Comment by dragonwriter

4 hours ago

>These problems can't be legislated away

Yes, they can.

> because the authority to do so is highly decentralized.

So are the problems. And the places where the problems are localized to are the ones with the power to legislate them away. An abrupt elimination of the penny, such as them being immediately banned for use or withdrawn from circulation, would present a problem, sure, but stopping minting them while leaving them in circulation provides a combination of time to find a solution and urgency to implement it; and the problems aren't difficult to solve, there are lots of easy solutions (there's no fundamental difference in the challenges of the quantum of cash being $0.05 that are different from it being $0.01, there's just a few options in how to handle the transition) and all that is necessary is for each jurisdiction to pick one.

The urgency is quite irrelevant. In many locales you will still have to ask voters for permission and/or have a constitutional referendum in addition to having the local legislature acquiesce.

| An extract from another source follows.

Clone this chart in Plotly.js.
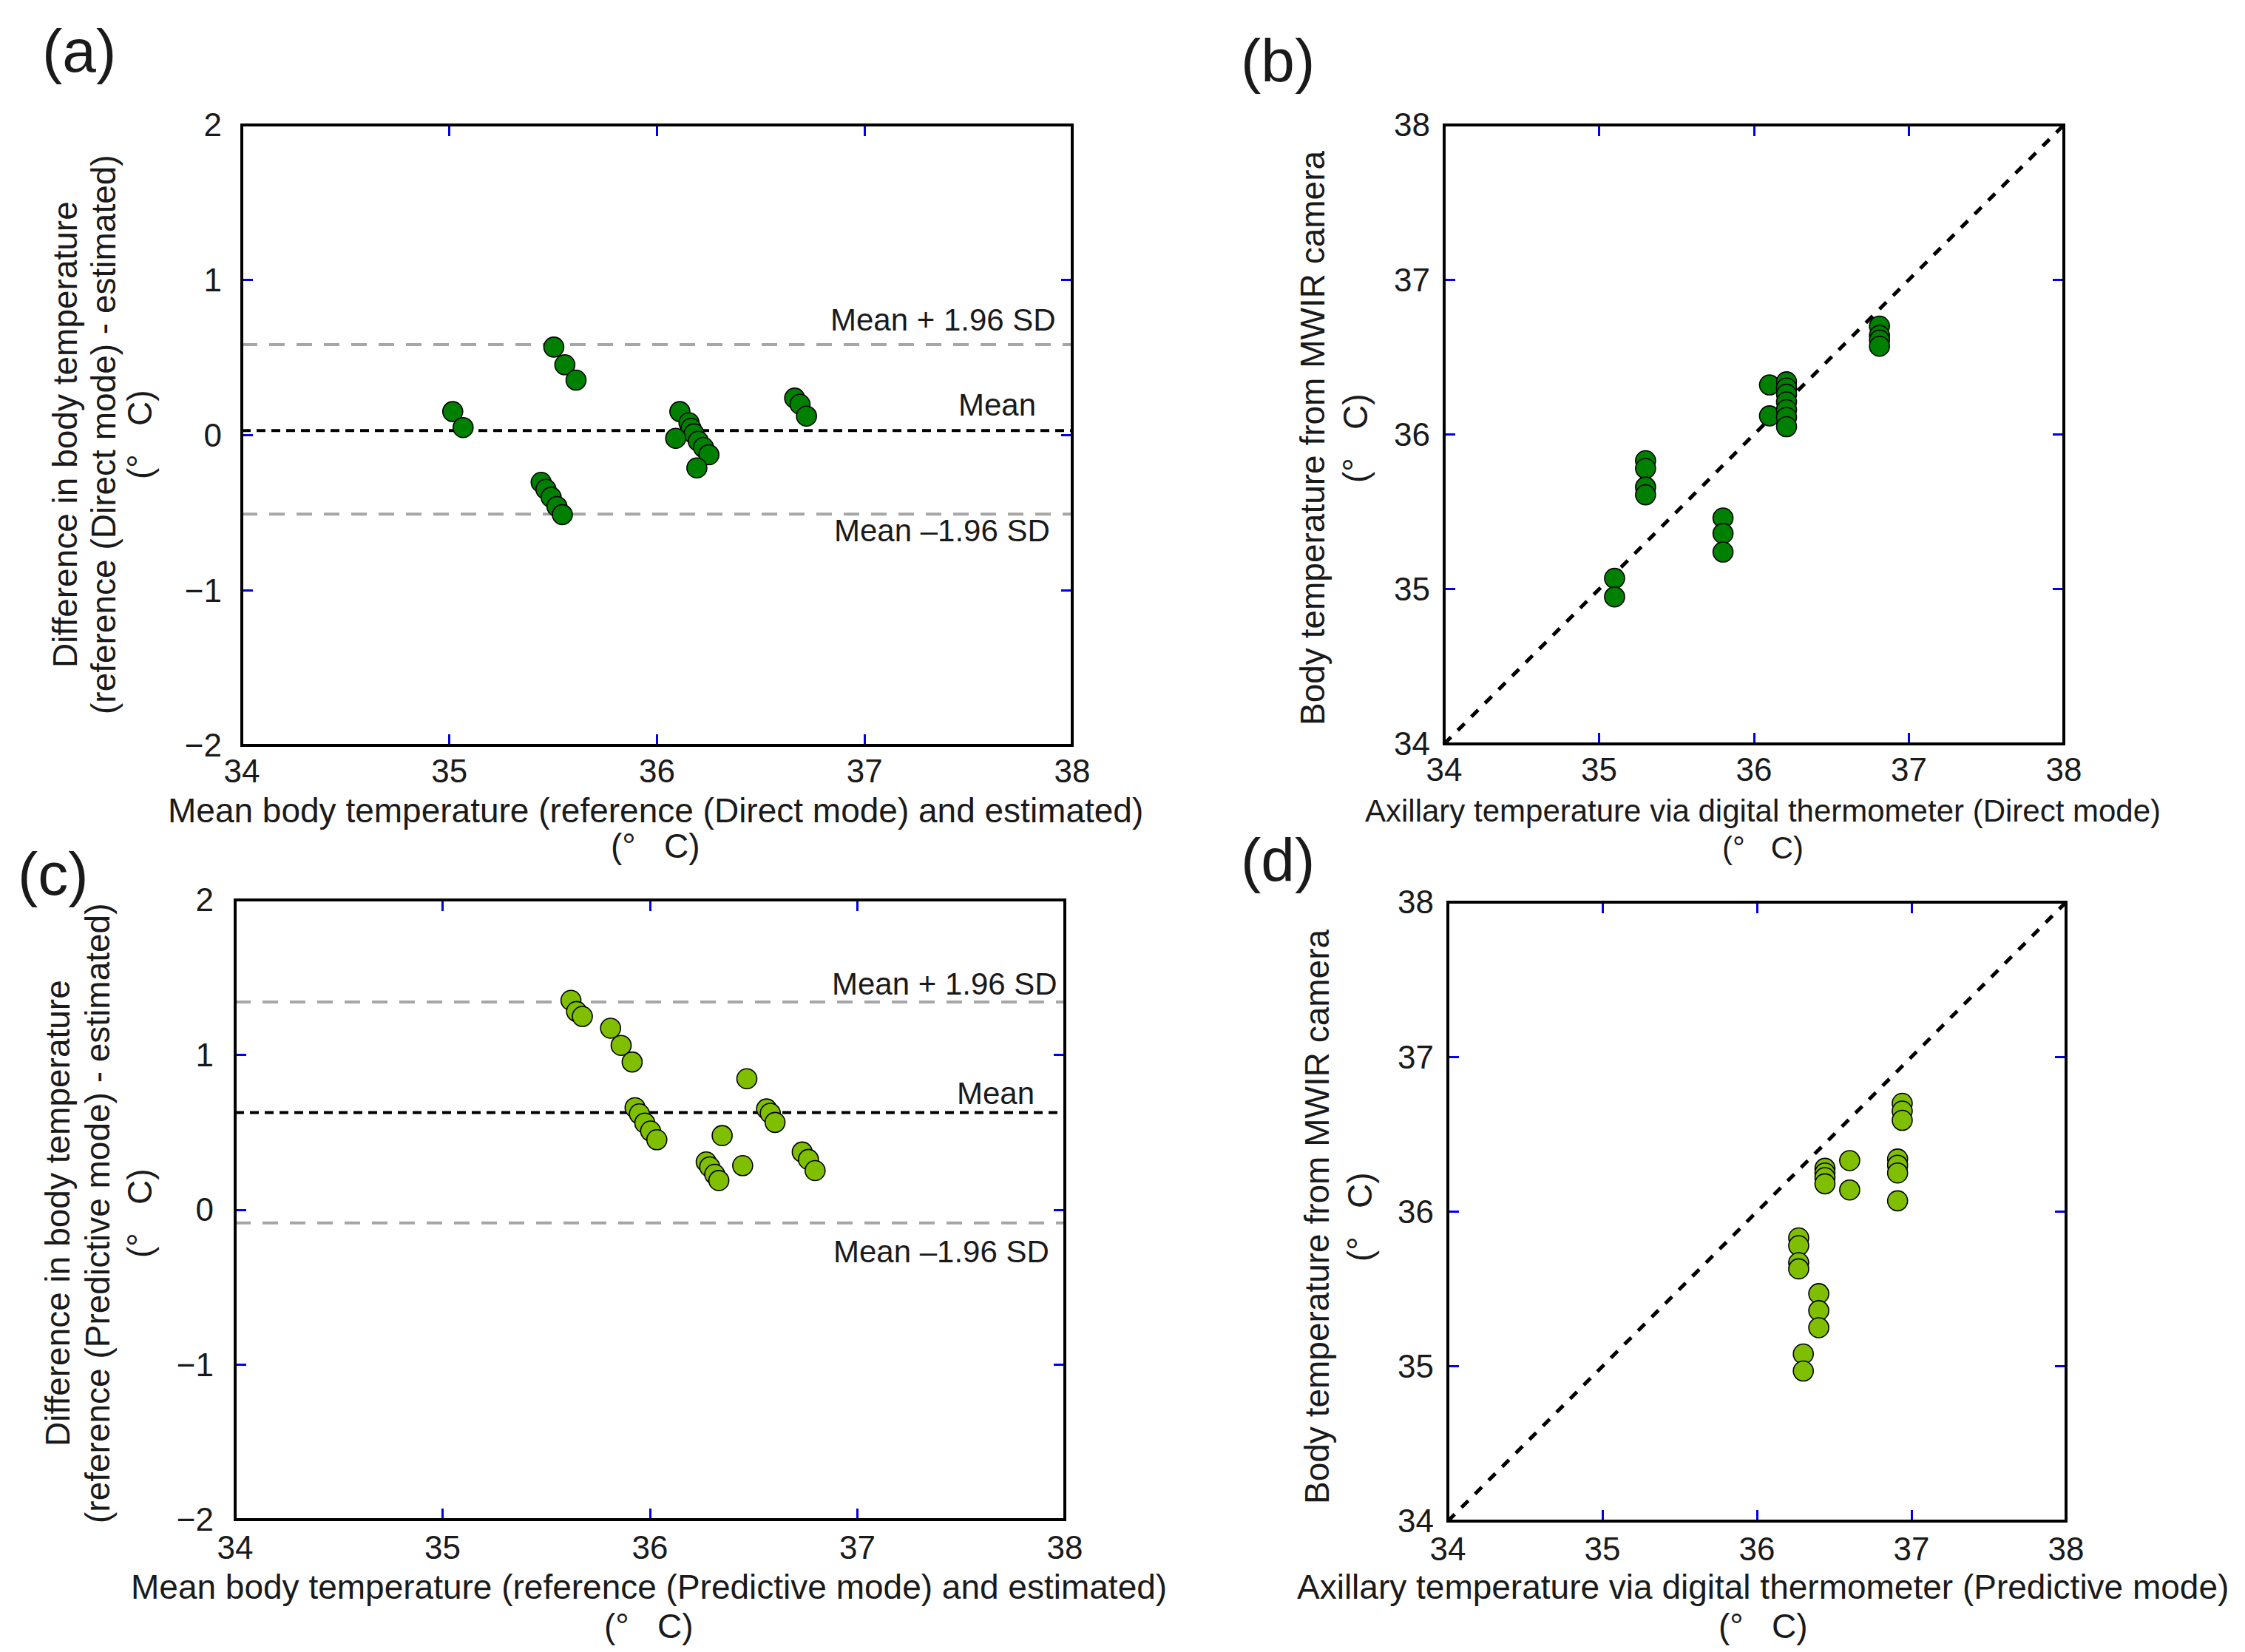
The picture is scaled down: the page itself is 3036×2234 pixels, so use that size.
<!DOCTYPE html>
<html>
<head>
<meta charset="utf-8">
<script src="https://cdn.plot.ly/plotly-3.0.1.min.js"></script>
<style>
  html, body { margin: 0; padding: 0; background: #fff; }
  #chart { width: 3036px; height: 2234px; }
</style>
</head>
<body>
<div id="chart"></div>
<script>
// (a) Bland-Altman, Direct mode
var aMean = [35.016, 35.066, 35.503, 35.556, 35.610, 35.442, 35.465, 35.490, 35.518, 35.544,
             36.110, 36.154, 36.164, 36.178, 36.090, 36.199, 36.224, 36.250, 36.192,
             36.663, 36.689, 36.720];
var aDiff = [0.152, 0.049, 0.568, 0.454, 0.355, -0.304, -0.349, -0.400, -0.460, -0.512,
             0.152, 0.080, 0.044, 0.009, -0.020, -0.039, -0.079, -0.126, -0.211,
             0.239, 0.199, 0.123];
var aLimits = { mean: 0.03, upper: 0.584, lower: -0.509 };

// (b) camera vs thermometer, Direct mode
var bRef = [35.10, 35.10, 35.30, 35.30, 35.30, 35.30, 35.80, 35.80, 35.80, 36.10, 36.10,
            36.21, 36.21, 36.21, 36.21, 36.21, 36.21, 36.21, 36.81, 36.81, 36.81, 36.81];
var bEst = [35.07, 34.95, 35.83, 35.78, 35.66, 35.61, 35.46, 35.36, 35.24, 36.32, 36.12,
            36.34, 36.30, 36.26, 36.21, 36.16, 36.11, 36.05, 36.70, 36.64, 36.61, 36.57];

// (c) Bland-Altman, Predictive mode
var cMean = [35.619, 35.646, 35.674, 35.810, 35.861, 35.914, 35.928, 35.949, 35.975, 36.003,
             36.033, 36.467, 36.562, 36.580, 36.603, 36.348, 36.447, 36.271, 36.288, 36.312,
             36.332, 36.734, 36.764, 36.796];
var cDiff = [1.352, 1.280, 1.248, 1.172, 1.061, 0.954, 0.659, 0.619, 0.560, 0.508,
             0.452, 0.846, 0.651, 0.623, 0.564, 0.479, 0.285, 0.309, 0.277, 0.229,
             0.189, 0.373, 0.325, 0.253];
var cLimits = { mean: 0.628, upper: 1.341, lower: -0.085 };

// (d) camera vs thermometer, Predictive mode
var dRef = [36.27, 36.27, 36.27, 36.27, 36.30, 36.30, 36.40, 36.40, 36.40,
            36.44, 36.44, 36.44, 36.44, 36.60, 36.60, 36.91, 36.91, 36.91, 36.91,
            36.94, 36.94, 36.94];
var dEst = [35.83, 35.78, 35.67, 35.63, 35.08, 34.97, 35.47, 35.36, 35.25,
            36.28, 36.25, 36.22, 36.18, 36.33, 36.14, 36.34, 36.30, 36.25, 36.07,
            36.70, 36.65, 36.59];

var tempTicks = [34, 35, 36, 37, 38];
var diffTicks = [-2, -1, 0, 1, 2];
var identityLine = [34, 38];

var FONT = 'Arial, "Liberation Sans", sans-serif';
var TXT = '#1a1a1a';
var DEG = '(°\u00a0\u00a0\u00a0C)';

function markers(color) {
    return { size: 27, color: color, line: { color: '#000', width: 1.6 } };
}

function hline(xa, ya, yv, color, dash) {
    return {
        x: identityLine, y: [yv, yv], xaxis: xa, yaxis: ya,
        mode: 'lines', type: 'scatter', hoverinfo: 'skip',
        line: { color: color, width: 4, dash: dash }
    };
}

var data = [];
// bland-altman panels
[['x', 'y', aMean, aDiff, aLimits, '#008000'], ['x3', 'y3', cMean, cDiff, cLimits, '#80BF00']].forEach(function (p) {
    data.push(hline(p[0], p[1], p[4].upper, '#a6a6a6', '21px,16px'));
    data.push(hline(p[0], p[1], p[4].lower, '#a6a6a6', '21px,16px'));
    data.push(hline(p[0], p[1], p[4].mean, '#000', '12px,8px'));
    data.push({ x: p[2], y: p[3], xaxis: p[0], yaxis: p[1], mode: 'markers', type: 'scatter', marker: markers(p[5]) });
});
// scatter panels
[['x2', 'y2', bRef, bEst, '#008000'], ['x4', 'y4', dRef, dEst, '#80BF00']].forEach(function (p) {
    data.push({
        x: identityLine, y: identityLine, xaxis: p[0], yaxis: p[1], mode: 'lines', type: 'scatter',
        hoverinfo: 'skip', line: { color: '#000', width: 5, dash: '13px,13px' }
    });
    data.push({ x: p[2], y: p[3], xaxis: p[0], yaxis: p[1], mode: 'markers', type: 'scatter', marker: markers(p[4]) });
});

function axis(domain, anchor, range, ticks, standoff) {
    return {
        domain: domain, anchor: anchor, range: range,
        tickmode: 'array', tickvals: ticks, ticktext: ticks.map(function (t) { return t < 0 ? '\u2212' + (-t) : String(t); }),
        ticks: 'inside', ticklen: 15, tickwidth: 3, tickcolor: '#0000ee',
        mirror: 'ticks', showline: false, showgrid: false, zeroline: false,
        ticklabelstandoff: standoff,
        tickfont: { family: FONT, size: 44, color: TXT }
    };
}

// pixel -> paper helpers
function px(v) { return v / 3036; }
function py(v) { return 1 - v / 2234; }

var frames = ['', '2', '3', '4'].map(function (s) {
    return {
        type: 'rect', xref: 'x' + s + ' domain', yref: 'y' + s + ' domain',
        x0: 0, x1: 1, y0: 0, y1: 1, layer: 'above',
        line: { color: '#000', width: 4 }, fillcolor: 'rgba(0,0,0,0)'
    };
});

// one annotation per title line so the line spacing can follow the reference
function xTitle(lines, cx, ys, size) {
    return lines.map(function (t, i) {
        return {
            text: t, xref: 'paper', yref: 'paper', x: px(cx), y: py(ys[i]),
            xanchor: 'center', yanchor: 'middle', showarrow: false,
            font: { family: FONT, size: size, color: TXT }
        };
    });
}
function yTitle(lines, xs, cy, size) {
    return lines.map(function (t, i) {
        return {
            text: t, xref: 'paper', yref: 'paper', x: px(xs[i]), y: py(cy),
            xanchor: 'center', yanchor: 'middle', showarrow: false, textangle: -90,
            font: { family: FONT, size: size, color: TXT }
        };
    });
}

function lineLabel(text, xr, yr, xd, yv, shift) {
    return {
        text: text, xref: xr + ' domain', yref: yr, x: xd, y: yv,
        xanchor: 'right', yanchor: 'middle', yshift: shift, showarrow: false,
        font: { family: FONT, size: 42, color: TXT }
    };
}

function panel(text, x, y) {
    return {
        text: text, xref: 'paper', yref: 'paper', x: px(x), y: py(y),
        xanchor: 'center', yanchor: 'middle', showarrow: false,
        font: { family: FONT, size: 82, color: TXT }
    };
}

var annotations = [
    panel('(a)', 107, 68), panel('(b)', 1728, 82), panel('(c)', 72, 1181), panel('(d)', 1728, 1162),

    lineLabel('Mean + 1.96 SD', 'x', 'y', 0.982, aLimits.upper, 34),
    lineLabel('Mean', 'x', 'y', 0.958, aLimits.mean, 35),
    lineLabel('Mean \u20131.96 SD', 'x', 'y', 0.975, aLimits.lower, -22),
    lineLabel('Mean + 1.96 SD', 'x3', 'y3', 0.993, cLimits.upper, 25),
    lineLabel('Mean', 'x3', 'y3', 0.965, cLimits.mean, 26),
    lineLabel('Mean \u20131.96 SD', 'x3', 'y3', 0.983, cLimits.lower, -39)
].concat(
    xTitle(['Mean body temperature (reference (Direct mode) and estimated)', DEG], 886, [1096, 1144], 46),
    yTitle(['Difference in body temperature', '(reference (Direct mode) - estimated)', DEG], [88, 140, 189], 588, 46),
    xTitle(['Axillary temperature via digital thermometer (Direct mode)', DEG], 2384, [1096, 1146], 42),
    yTitle(['Body temperature from MWIR camera', DEG], [1775, 1833], 592, 46),
    xTitle(['Mean body temperature (reference (Predictive mode) and estimated)', DEG], 877, [2146, 2199], 46),
    yTitle(['Difference in body temperature', '(reference (Predictive mode) - estimated)', DEG], [78, 132, 189], 1641, 46),
    xTitle(['Axillary temperature via digital thermometer (Predictive mode)', DEG], 2384, [2146, 2199], 46),
    yTitle(['Body temperature from MWIR camera', DEG], [1781, 1839], 1645, 46)
);

var layout = {
    width: 3036, height: 2234,
    margin: { l: 0, r: 0, t: 0, b: 0 },
    paper_bgcolor: '#fff', plot_bgcolor: '#fff',
    showlegend: false,
    font: { family: FONT, color: TXT },
    xaxis: axis([px(327), px(1450)], 'y', [34, 38], tempTicks, 5),
    yaxis: axis([py(1008), py(169)], 'x', [-2, 2], diffTicks, 26),
    xaxis2: axis([px(1953), px(2791)], 'y2', [34, 38], tempTicks, 5),
    yaxis2: axis([py(1006), py(169)], 'x2', [34, 38], tempTicks, 18),
    xaxis3: axis([px(318), px(1440)], 'y3', [34, 38], tempTicks, 8),
    yaxis3: axis([py(2055), py(1217)], 'x3', [-2, 2], diffTicks, 28),
    xaxis4: axis([px(1958), px(2794)], 'y4', [34, 38], tempTicks, 8),
    yaxis4: axis([py(2057), py(1220)], 'x4', [34, 38], tempTicks, 18),
    shapes: frames,
    annotations: annotations
};

Plotly.newPlot('chart', data, layout, { staticPlot: true });
</script>
</body>
</html>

All of those parties can do whatever they want and a large percentage of them don't understand and DGAF. This dynamic plays out over and over for countless issues, this is no different.

In the meantime, tax authorities will require compliance as the law demands without any regard for another tax authority requiring something different.

I'd be perfectly happy for pennies to disappear but I am not ignorant of the realpolitik that makes implementation nearly impossible. Wishful thinking won't make it so.